Examined closely under the lens of the of the film and more importantly the lens of social interaction we discover their escapism, their withdrawl and yet their insertion into topics of interest to them. They protest the war. They parade in critical mass. Their art cries out for the attention of the society they denounce. They espouse indepence from oil, and yet they build a jet bike, and it works! Far from stupid, these are intelligent talented people who have chosen another way, outside of one I understand or could embrace.
The film is as fractured as the lifestyle. Yet, in being so, it intensifies the experience of confusion and anarchy. I am lost and frequently we are lost together. Yet I enjoyed the film, and I empathized with the family and their outcasts. I felt somehow priviledged to observe, voyeuristically perhaps, a life I could not fathom.
I had the opportunity to ask Tony, why they felt the question stupid, and he replied, "Because... What? They slept through the film? Or they are baiting us? Because it is the bike man, I mean its all there."

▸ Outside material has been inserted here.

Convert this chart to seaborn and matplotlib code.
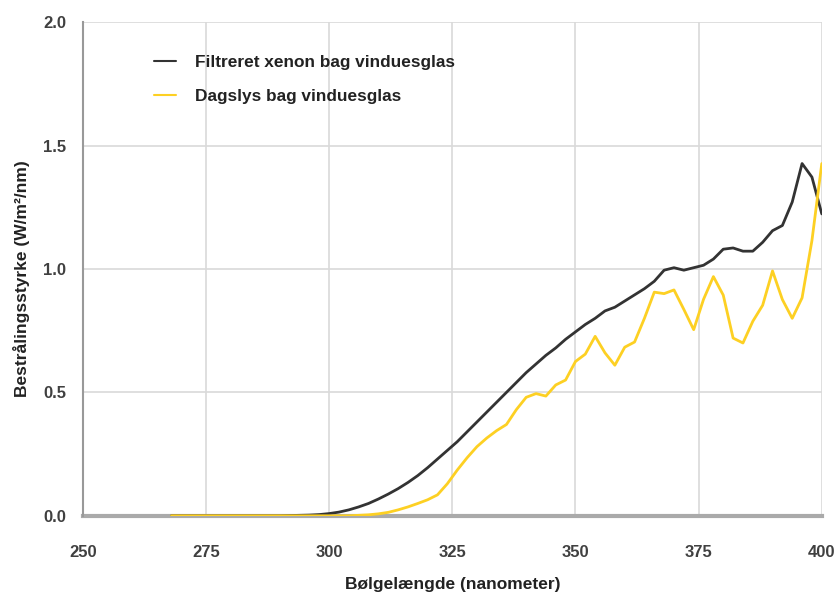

There was an answer offered from the audience and we agreed that it was a good one... "Because the bike is the first taste of freedom, the first escape from the watchful eyes of familial control. The Bicycle is the symbol of that freedom and every time we ride we experience once again that feeling of escape." So of course it had to be the B.I.K.E.
Yogurt vs. Gasoline: In a short film by the Neistat Brothers humor is employed to make a political statement. The vehicle (pun intended) of their statement is a '76 Schwinn Suburban beater bike, complete with dings, dents and an ample supply of rust acquired through much neglect. Our unlikely hero, a gen X Van Neistat, awakening to his alarm only to realize that he has only a few moments to swallow back his yogurt before he does battle with his foe. In a gutsy display of slacker bravado, we learn that our hero has challenged his arch-nemisis, none other than his brother, Casey Neistat to a race Manhattan, North to South from 94th Street to Franklin and Broadway. The catch is that Van will be racing on his trusty Schwinn while Casey pilots his hand-built 916CC, Italian super bike, a Ducati Monster S4. Using iconic symbolism of the Schwinn, a bike that every child remembers as their first taste of freedom and the Ducati, the sartorial icon of speed, power and excess, to make a poignant message... Guess which icon prevails...
PEDAL: An inside look, depicting the life, lifestyle and hardship of the New York City Bike Messenger. A life of supporting a family on a shoe string, and sometimes dealing with watching the shoestring snap. A life sorting out issues of destitution, substance dependence, injury without health care and life with little hope. The brotherhood of messengers is the only support for some who are part of this world and for most that is all they need. Living and dying by the clock for mere pocket change to get by, messengers have their own way of blowing off steam. PEDAL catches these messengers running Alleycat Races. Alleycats are adrenaline fueled rampages through NYC's busy streets via the fastest way possible. In defiance of the system that holds them down, they forge headlong down city streets narrowly squeezing between busses, darting through red lights within a whisker's breadth of demise. Peter Sutherland catches all of this in first person footage that makes a viewer's stomach wince and sphincter pucker in discomfort at the mere sight of the action. In a very personal and sensitive way, PEDAL captures this lifestyle in a crystalline form.